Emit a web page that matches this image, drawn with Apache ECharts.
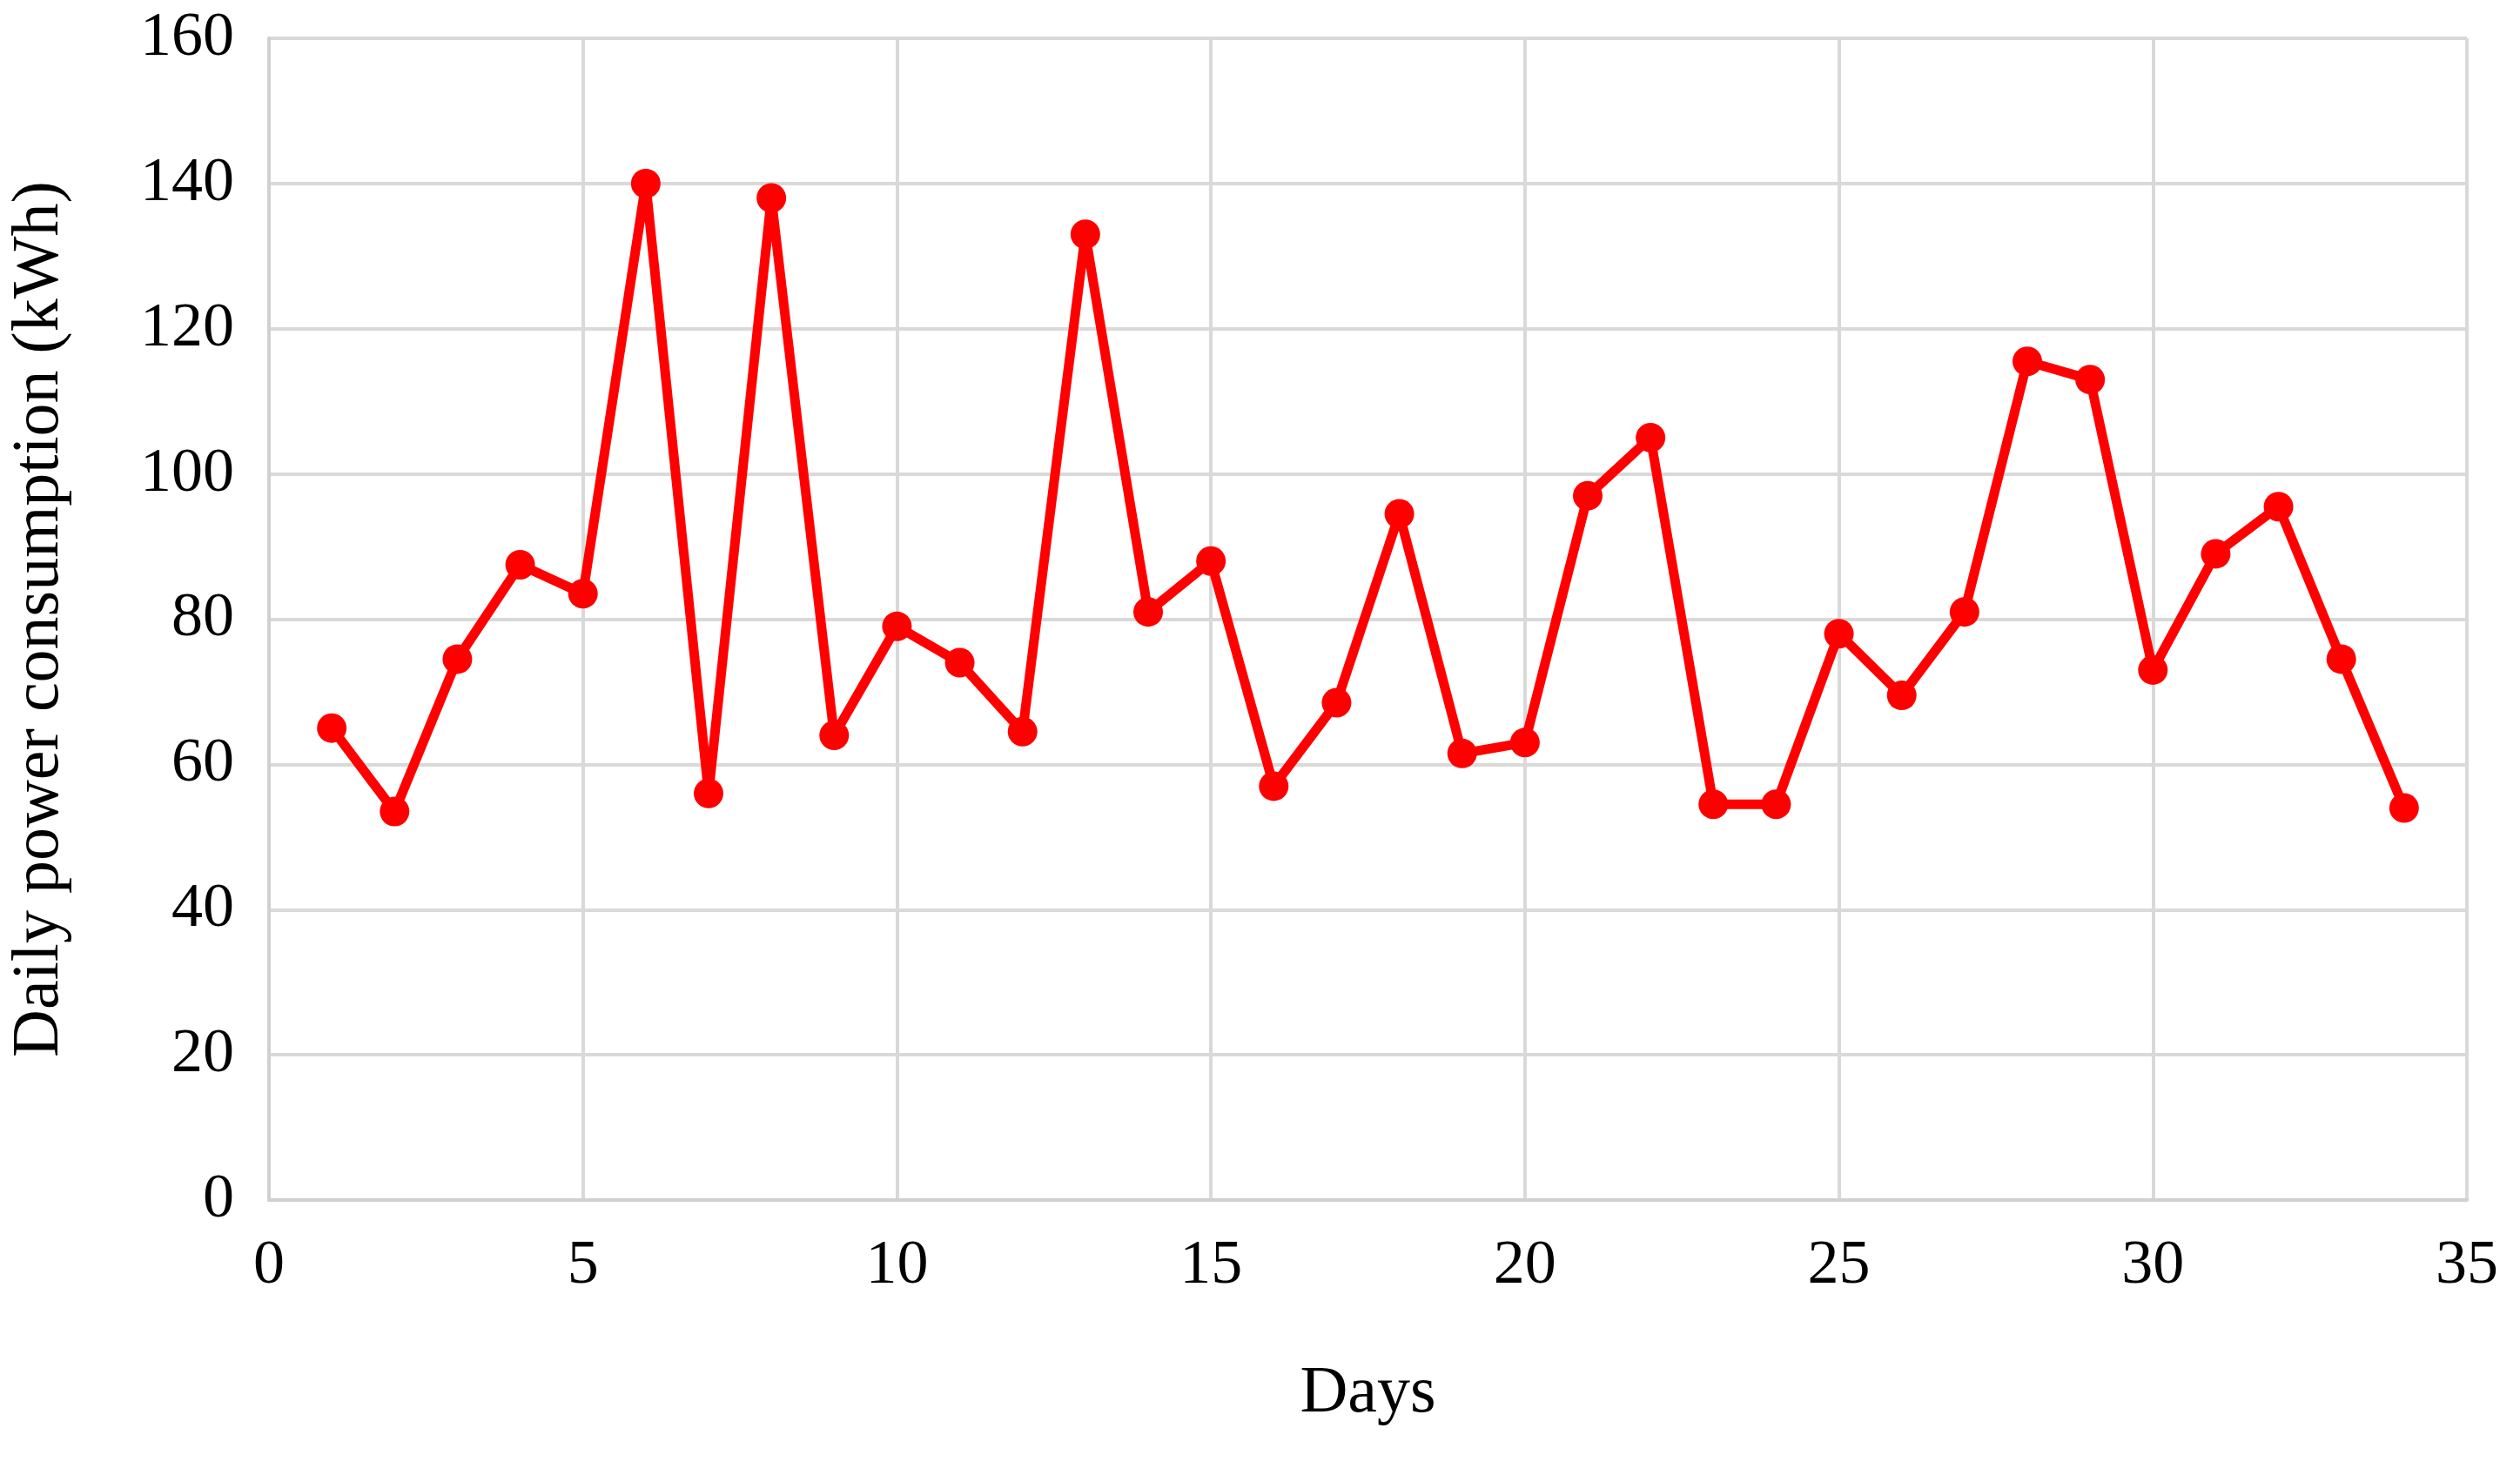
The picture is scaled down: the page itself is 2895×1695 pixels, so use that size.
<!DOCTYPE html>
<html>
<head>
<meta charset="utf-8">
<script src="https://cdn.jsdelivr.net/npm/echarts@6/dist/echarts.min.js"></script>
<style>html,body{margin:0;padding:0;background:#fff}#chart{width:2895px;height:1695px}</style>
</head>
<body>
<div id="chart"></div>
<script>
// daily consumption per day
const days = [1,2,3,4,5,6,7,8,9,10,11,12,13,14,15,16,17,18,19,20,21,22,23,24,25,26,27,28,29,30,31,32,33,34];
const consumption = [65,53.5,74.5,87.5,83.5,140,56,138,64,79,74,64.5,133,81,88,57,68.5,94.5,61.5,63,97,105,54.5,54.5,78,69.5,81,115.5,113,73,89,95.5,74.5,54];

const font = 'Liberation Serif';
const chart = echarts.init(document.getElementById('chart'));
chart.setOption({
    animation: false,
    backgroundColor: '#fff',
    grid: {left: 308, right: 61, top: 44, bottom: 316},
    xAxis: {
        type: 'value', min: 0, max: 35, interval: 5,
        name: 'Days', nameLocation: 'middle', nameGap: 185,
        nameTextStyle: {fontFamily: font, fontSize: 76, color: '#000'},
        axisLine: {show: true, lineStyle: {color: '#d0d0d0', width: 4}},
        axisTick: {show: false},
        axisLabel: {fontFamily: font, fontSize: 72, color: '#000', margin: 40},
        splitLine: {show: true, lineStyle: {color: '#d9d9d9', width: 4}}
    },
    yAxis: {
        type: 'value', min: 0, max: 160, interval: 20,
        name: 'Daily power consumption (kWh)', nameLocation: 'middle', nameGap: 225,
        nameTextStyle: {fontFamily: font, fontSize: 76, color: '#000'},
        axisLine: {show: true, lineStyle: {color: '#d0d0d0', width: 4}},
        axisTick: {show: false},
        axisLabel: {fontFamily: font, fontSize: 72, color: '#000', margin: 40},
        splitLine: {show: true, lineStyle: {color: '#d9d9d9', width: 4}}
    },
    series: [{
        type: 'line',
        data: days.map((d, i) => [d, consumption[i]]),
        symbol: 'circle', symbolSize: 34,
        lineStyle: {color: '#ff0000', width: 11},
        itemStyle: {color: '#ff0000'}
    }]
});
</script>
</body>
</html>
....
Goal: In the listing above, how many lines hold the word "page"? Give the number and nothing more.

Written answer: 2